Your task is to copy the listing exactly. Drop any pictures from the copy.

________________________________________

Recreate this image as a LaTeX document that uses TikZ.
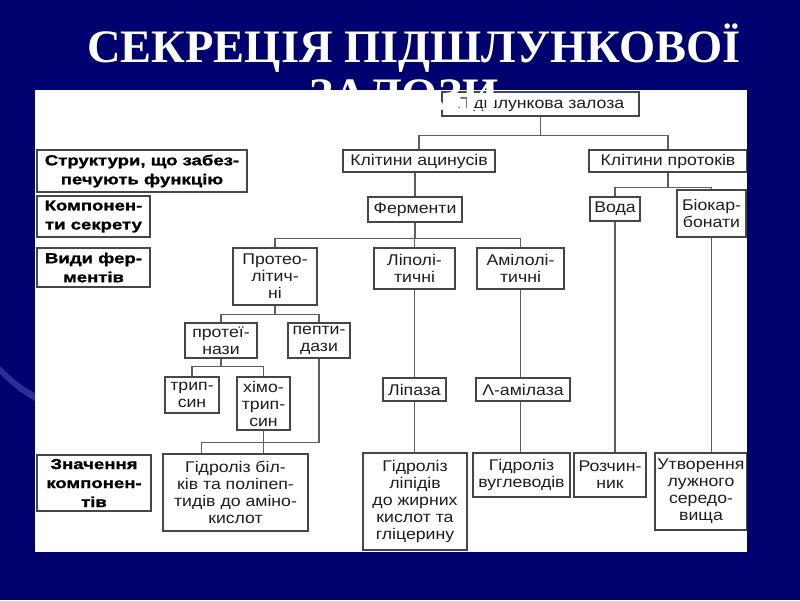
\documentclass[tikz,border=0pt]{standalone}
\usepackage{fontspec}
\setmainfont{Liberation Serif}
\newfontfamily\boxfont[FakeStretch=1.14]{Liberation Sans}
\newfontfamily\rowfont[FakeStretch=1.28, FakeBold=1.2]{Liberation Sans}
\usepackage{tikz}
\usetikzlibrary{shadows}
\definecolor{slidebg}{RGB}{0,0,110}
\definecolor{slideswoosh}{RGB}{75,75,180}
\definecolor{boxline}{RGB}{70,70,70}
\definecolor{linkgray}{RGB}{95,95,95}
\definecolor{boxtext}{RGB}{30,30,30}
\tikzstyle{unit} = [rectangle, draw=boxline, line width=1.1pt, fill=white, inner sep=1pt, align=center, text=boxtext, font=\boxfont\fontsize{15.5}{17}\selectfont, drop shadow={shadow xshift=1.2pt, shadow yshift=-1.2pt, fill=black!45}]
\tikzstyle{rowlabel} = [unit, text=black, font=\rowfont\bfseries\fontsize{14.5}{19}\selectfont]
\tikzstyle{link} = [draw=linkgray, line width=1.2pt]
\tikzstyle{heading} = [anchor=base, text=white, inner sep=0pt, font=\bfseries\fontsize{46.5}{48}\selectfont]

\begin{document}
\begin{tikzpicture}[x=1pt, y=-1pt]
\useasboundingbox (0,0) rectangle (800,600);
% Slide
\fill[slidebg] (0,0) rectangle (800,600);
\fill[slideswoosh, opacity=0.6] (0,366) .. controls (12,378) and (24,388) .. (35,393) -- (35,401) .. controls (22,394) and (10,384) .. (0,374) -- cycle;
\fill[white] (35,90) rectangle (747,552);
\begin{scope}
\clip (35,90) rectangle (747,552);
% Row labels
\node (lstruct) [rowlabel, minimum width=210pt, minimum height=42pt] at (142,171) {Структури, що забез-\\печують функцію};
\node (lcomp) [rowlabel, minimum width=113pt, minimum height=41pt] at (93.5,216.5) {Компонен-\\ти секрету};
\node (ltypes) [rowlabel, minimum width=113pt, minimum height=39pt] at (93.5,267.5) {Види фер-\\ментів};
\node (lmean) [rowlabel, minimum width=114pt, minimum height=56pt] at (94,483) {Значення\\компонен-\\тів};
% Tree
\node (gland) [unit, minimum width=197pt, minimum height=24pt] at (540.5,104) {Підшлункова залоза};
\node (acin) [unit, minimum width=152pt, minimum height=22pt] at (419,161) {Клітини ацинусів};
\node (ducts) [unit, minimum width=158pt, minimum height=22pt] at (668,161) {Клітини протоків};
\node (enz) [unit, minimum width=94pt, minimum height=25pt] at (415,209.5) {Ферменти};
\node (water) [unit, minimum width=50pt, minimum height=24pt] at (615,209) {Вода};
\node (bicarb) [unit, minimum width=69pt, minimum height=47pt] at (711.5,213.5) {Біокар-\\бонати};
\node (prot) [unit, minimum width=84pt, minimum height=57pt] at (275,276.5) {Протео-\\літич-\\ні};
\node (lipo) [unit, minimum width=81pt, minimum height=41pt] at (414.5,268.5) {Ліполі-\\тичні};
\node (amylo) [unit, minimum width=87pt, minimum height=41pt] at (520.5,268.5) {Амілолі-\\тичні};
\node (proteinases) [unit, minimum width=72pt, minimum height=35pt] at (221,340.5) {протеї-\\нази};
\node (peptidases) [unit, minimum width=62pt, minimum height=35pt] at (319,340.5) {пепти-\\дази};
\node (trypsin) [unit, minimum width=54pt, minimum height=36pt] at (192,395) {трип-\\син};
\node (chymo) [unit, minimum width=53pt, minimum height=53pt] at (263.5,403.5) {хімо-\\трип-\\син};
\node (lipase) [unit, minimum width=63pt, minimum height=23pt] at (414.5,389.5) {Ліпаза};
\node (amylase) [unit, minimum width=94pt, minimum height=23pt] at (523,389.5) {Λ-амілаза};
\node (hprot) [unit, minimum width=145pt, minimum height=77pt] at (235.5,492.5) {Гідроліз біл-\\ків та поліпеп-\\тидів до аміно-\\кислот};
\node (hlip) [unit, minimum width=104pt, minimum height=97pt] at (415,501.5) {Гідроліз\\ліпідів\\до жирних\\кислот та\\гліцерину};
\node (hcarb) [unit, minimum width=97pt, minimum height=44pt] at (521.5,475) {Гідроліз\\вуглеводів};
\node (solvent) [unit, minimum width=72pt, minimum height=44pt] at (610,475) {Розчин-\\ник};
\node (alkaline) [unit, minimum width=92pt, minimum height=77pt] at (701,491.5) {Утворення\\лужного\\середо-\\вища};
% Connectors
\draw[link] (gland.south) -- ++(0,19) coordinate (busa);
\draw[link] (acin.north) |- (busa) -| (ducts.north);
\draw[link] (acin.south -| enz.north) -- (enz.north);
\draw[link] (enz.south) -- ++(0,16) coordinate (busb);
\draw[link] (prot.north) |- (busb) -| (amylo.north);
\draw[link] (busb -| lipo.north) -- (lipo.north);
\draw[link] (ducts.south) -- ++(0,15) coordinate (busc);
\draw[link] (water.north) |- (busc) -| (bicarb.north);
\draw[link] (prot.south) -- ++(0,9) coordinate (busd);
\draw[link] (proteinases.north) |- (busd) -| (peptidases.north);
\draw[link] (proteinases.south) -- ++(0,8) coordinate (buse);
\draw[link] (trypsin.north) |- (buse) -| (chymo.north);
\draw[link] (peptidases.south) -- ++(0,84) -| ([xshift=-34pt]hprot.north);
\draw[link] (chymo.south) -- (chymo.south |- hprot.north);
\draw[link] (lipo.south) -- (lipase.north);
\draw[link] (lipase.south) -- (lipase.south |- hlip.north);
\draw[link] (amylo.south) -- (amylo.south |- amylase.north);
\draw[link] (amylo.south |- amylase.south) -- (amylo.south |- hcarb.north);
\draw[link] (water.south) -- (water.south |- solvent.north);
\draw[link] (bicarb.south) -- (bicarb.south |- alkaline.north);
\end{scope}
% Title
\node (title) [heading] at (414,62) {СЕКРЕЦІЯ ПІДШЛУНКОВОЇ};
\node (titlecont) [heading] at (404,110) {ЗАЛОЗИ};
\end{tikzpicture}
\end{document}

________________________________________

__Written solution__
Recreate this image as a LaTeX document that uses TikZ.
\documentclass[tikz,border=0pt]{standalone}
\usepackage{fontspec}
\setmainfont{Liberation Serif}
\newfontfamily\boxfont[FakeStretch=1.14]{Liberation Sans}
\newfontfamily\rowfont[FakeStretch=1.28, FakeBold=1.2]{Liberation Sans}
\usepackage{tikz}
\usetikzlibrary{shadows}
\definecolor{slidebg}{RGB}{0,0,110}
\definecolor{slideswoosh}{RGB}{75,75,180}
\definecolor{boxline}{RGB}{70,70,70}
\definecolor{linkgray}{RGB}{95,95,95}
\definecolor{boxtext}{RGB}{30,30,30}
\tikzstyle{unit} = [rectangle, draw=boxline, line width=1.1pt, fill=white, inner sep=1pt, align=center, text=boxtext, font=\boxfont\fontsize{15.5}{17}\selectfont, drop shadow={shadow xshift=1.2pt, shadow yshift=-1.2pt, fill=black!45}]
\tikzstyle{rowlabel} = [unit, text=black, font=\rowfont\bfseries\fontsize{14.5}{19}\selectfont]
\tikzstyle{link} = [draw=linkgray, line width=1.2pt]
\tikzstyle{heading} = [anchor=base, text=white, inner sep=0pt, font=\bfseries\fontsize{46.5}{48}\selectfont]

\begin{document}
\begin{tikzpicture}[x=1pt, y=-1pt]
\useasboundingbox (0,0) rectangle (800,600);
% Slide
\fill[slidebg] (0,0) rectangle (800,600);
\fill[slideswoosh, opacity=0.6] (0,366) .. controls (12,378) and (24,388) .. (35,393) -- (35,401) .. controls (22,394) and (10,384) .. (0,374) -- cycle;
\fill[white] (35,90) rectangle (747,552);
\begin{scope}
\clip (35,90) rectangle (747,552);
% Row labels
\node (lstruct) [rowlabel, minimum width=210pt, minimum height=42pt] at (142,171) {Структури, що забез-\\печують функцію};
\node (lcomp) [rowlabel, minimum width=113pt, minimum height=41pt] at (93.5,216.5) {Компонен-\\ти секрету};
\node (ltypes) [rowlabel, minimum width=113pt, minimum height=39pt] at (93.5,267.5) {Види фер-\\ментів};
\node (lmean) [rowlabel, minimum width=114pt, minimum height=56pt] at (94,483) {Значення\\компонен-\\тів};
% Tree
\node (gland) [unit, minimum width=197pt, minimum height=24pt] at (540.5,104) {Підшлункова залоза};
\node (acin) [unit, minimum width=152pt, minimum height=22pt] at (419,161) {Клітини ацинусів};
\node (ducts) [unit, minimum width=158pt, minimum height=22pt] at (668,161) {Клітини протоків};
\node (enz) [unit, minimum width=94pt, minimum height=25pt] at (415,209.5) {Ферменти};
\node (water) [unit, minimum width=50pt, minimum height=24pt] at (615,209) {Вода};
\node (bicarb) [unit, minimum width=69pt, minimum height=47pt] at (711.5,213.5) {Біокар-\\бонати};
\node (prot) [unit, minimum width=84pt, minimum height=57pt] at (275,276.5) {Протео-\\літич-\\ні};
\node (lipo) [unit, minimum width=81pt, minimum height=41pt] at (414.5,268.5) {Ліполі-\\тичні};
\node (amylo) [unit, minimum width=87pt, minimum height=41pt] at (520.5,268.5) {Амілолі-\\тичні};
\node (proteinases) [unit, minimum width=72pt, minimum height=35pt] at (221,340.5) {протеї-\\нази};
\node (peptidases) [unit, minimum width=62pt, minimum height=35pt] at (319,340.5) {пепти-\\дази};
\node (trypsin) [unit, minimum width=54pt, minimum height=36pt] at (192,395) {трип-\\син};
\node (chymo) [unit, minimum width=53pt, minimum height=53pt] at (263.5,403.5) {хімо-\\трип-\\син};
\node (lipase) [unit, minimum width=63pt, minimum height=23pt] at (414.5,389.5) {Ліпаза};
\node (amylase) [unit, minimum width=94pt, minimum height=23pt] at (523,389.5) {Λ-амілаза};
\node (hprot) [unit, minimum width=145pt, minimum height=77pt] at (235.5,492.5) {Гідроліз біл-\\ків та поліпеп-\\тидів до аміно-\\кислот};
\node (hlip) [unit, minimum width=104pt, minimum height=97pt] at (415,501.5) {Гідроліз\\ліпідів\\до жирних\\кислот та\\гліцерину};
\node (hcarb) [unit, minimum width=97pt, minimum height=44pt] at (521.5,475) {Гідроліз\\вуглеводів};
\node (solvent) [unit, minimum width=72pt, minimum height=44pt] at (610,475) {Розчин-\\ник};
\node (alkaline) [unit, minimum width=92pt, minimum height=77pt] at (701,491.5) {Утворення\\лужного\\середо-\\вища};
% Connectors
\draw[link] (gland.south) -- ++(0,19) coordinate (busa);
\draw[link] (acin.north) |- (busa) -| (ducts.north);
\draw[link] (acin.south -| enz.north) -- (enz.north);
\draw[link] (enz.south) -- ++(0,16) coordinate (busb);
\draw[link] (prot.north) |- (busb) -| (amylo.north);
\draw[link] (busb -| lipo.north) -- (lipo.north);
\draw[link] (ducts.south) -- ++(0,15) coordinate (busc);
\draw[link] (water.north) |- (busc) -| (bicarb.north);
\draw[link] (prot.south) -- ++(0,9) coordinate (busd);
\draw[link] (proteinases.north) |- (busd) -| (peptidases.north);
\draw[link] (proteinases.south) -- ++(0,8) coordinate (buse);
\draw[link] (trypsin.north) |- (buse) -| (chymo.north);
\draw[link] (peptidases.south) -- ++(0,84) -| ([xshift=-34pt]hprot.north);
\draw[link] (chymo.south) -- (chymo.south |- hprot.north);
\draw[link] (lipo.south) -- (lipase.north);
\draw[link] (lipase.south) -- (lipase.south |- hlip.north);
\draw[link] (amylo.south) -- (amylo.south |- amylase.north);
\draw[link] (amylo.south |- amylase.south) -- (amylo.south |- hcarb.north);
\draw[link] (water.south) -- (water.south |- solvent.north);
\draw[link] (bicarb.south) -- (bicarb.south |- alkaline.north);
\end{scope}
% Title
\node (title) [heading] at (414,62) {СЕКРЕЦІЯ ПІДШЛУНКОВОЇ};
\node (titlecont) [heading] at (404,110) {ЗАЛОЗИ};
\end{tikzpicture}
\end{document}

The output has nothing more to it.